Macron's message matched that of Britain's Defence Secretary Ben Wallace, who said in May that Storm Shadow would "allow Ukraine to push back Russian forces based within Ukrainian sovereign territory".
- 'High-value targets' -
"With these weapons, a few jets operating within the safe space of their own air defences can make a difference," said Dylan Lehrke of UK-based private intelligence firm Janes.
"Russian forces can deny Ukrainian aircraft the use of airspace above territory they control, but they have been unable to defend against deep strikes," he added.
Manufacturer MBDA says on its website that the SCALP is "designed to meet the demanding requirements of pre-planned attacks against high-value fixed or stationary targets such as hardened bunkers and key infrastructure".
It has been used in previous conflicts including in Iraq, Libya and Syria.
The missile uses inertial navigation, GPS and terrain referencing to chart a low-altitude course to its target to avoid detection.
It uses an infrared camera to match images of the target to a stored picture "to ensure a precision strike and minimal collateral damage," MBDA says.
The warhead can be programmed to detonate above the target (airburst), on impact or following penetration.
Russian-installed officials said last month that a British-supplied Storm Shadow had hit a bridge at Chongar, which links the annexed Crimean peninsula to southern Ukraine.
The bridge was "unusable" following the strike and would be closed for around 20 days, Moscow's governor for southern Ukrainian region Kherson, Vladimir Saldo, said at the time.
Russia claimed soon after Britain began delivering the missiles in May that it had already shot down a Storm Shadow.

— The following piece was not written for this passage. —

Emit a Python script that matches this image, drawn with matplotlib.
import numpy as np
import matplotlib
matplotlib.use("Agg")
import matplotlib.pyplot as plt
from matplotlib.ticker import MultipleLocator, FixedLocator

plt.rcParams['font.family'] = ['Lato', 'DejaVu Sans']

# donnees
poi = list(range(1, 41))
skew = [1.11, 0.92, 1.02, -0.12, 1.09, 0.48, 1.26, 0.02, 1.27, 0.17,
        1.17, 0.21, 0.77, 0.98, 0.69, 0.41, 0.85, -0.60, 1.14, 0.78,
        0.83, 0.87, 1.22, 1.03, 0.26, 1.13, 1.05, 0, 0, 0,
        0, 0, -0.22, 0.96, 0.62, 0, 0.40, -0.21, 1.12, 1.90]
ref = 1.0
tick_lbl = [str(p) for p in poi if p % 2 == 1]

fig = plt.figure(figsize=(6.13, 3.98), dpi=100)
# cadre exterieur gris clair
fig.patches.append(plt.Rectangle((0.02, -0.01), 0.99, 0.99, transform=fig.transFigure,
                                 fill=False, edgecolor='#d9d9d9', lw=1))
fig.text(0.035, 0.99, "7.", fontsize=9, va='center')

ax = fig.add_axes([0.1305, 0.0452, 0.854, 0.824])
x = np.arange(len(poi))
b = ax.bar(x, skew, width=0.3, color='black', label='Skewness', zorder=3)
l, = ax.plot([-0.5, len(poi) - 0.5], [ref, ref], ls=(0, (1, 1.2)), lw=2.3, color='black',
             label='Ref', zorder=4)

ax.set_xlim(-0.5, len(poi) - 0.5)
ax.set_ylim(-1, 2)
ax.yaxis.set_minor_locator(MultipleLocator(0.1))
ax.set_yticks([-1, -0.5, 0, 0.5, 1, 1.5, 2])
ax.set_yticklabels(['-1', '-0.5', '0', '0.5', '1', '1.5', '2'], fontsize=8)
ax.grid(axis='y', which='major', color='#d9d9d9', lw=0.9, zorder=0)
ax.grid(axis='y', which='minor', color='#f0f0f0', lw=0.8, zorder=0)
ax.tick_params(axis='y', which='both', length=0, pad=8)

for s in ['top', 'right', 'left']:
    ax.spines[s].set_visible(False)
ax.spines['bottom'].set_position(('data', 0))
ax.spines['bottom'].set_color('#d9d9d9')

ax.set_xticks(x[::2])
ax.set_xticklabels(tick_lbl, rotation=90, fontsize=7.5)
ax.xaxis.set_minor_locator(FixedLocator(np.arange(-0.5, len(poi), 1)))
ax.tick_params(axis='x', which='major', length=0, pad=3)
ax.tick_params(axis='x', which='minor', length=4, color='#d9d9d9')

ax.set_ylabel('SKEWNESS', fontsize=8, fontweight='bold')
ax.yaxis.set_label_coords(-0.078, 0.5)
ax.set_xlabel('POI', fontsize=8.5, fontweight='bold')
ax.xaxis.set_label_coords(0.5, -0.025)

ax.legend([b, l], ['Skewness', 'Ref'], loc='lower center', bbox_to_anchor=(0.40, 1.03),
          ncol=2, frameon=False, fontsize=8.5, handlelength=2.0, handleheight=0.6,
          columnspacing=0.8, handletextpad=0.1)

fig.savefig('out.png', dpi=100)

But both sides in the conflict regularly claim to have destroyed the other's hyped high-tech weapons.
In recent months, Ukraine has claimed kills of Russia's Kinzhal hypersonic missiles and Moscow has highlighted successes against German-made Leopard tanks operated by Kyiv.
As with many Western arms supplied to Ukraine, France's stocks of the SCALP are not bottomless.
Trade magazine Defense et Securite Internationale has reported that Paris has "fewer than 400" of the missiles.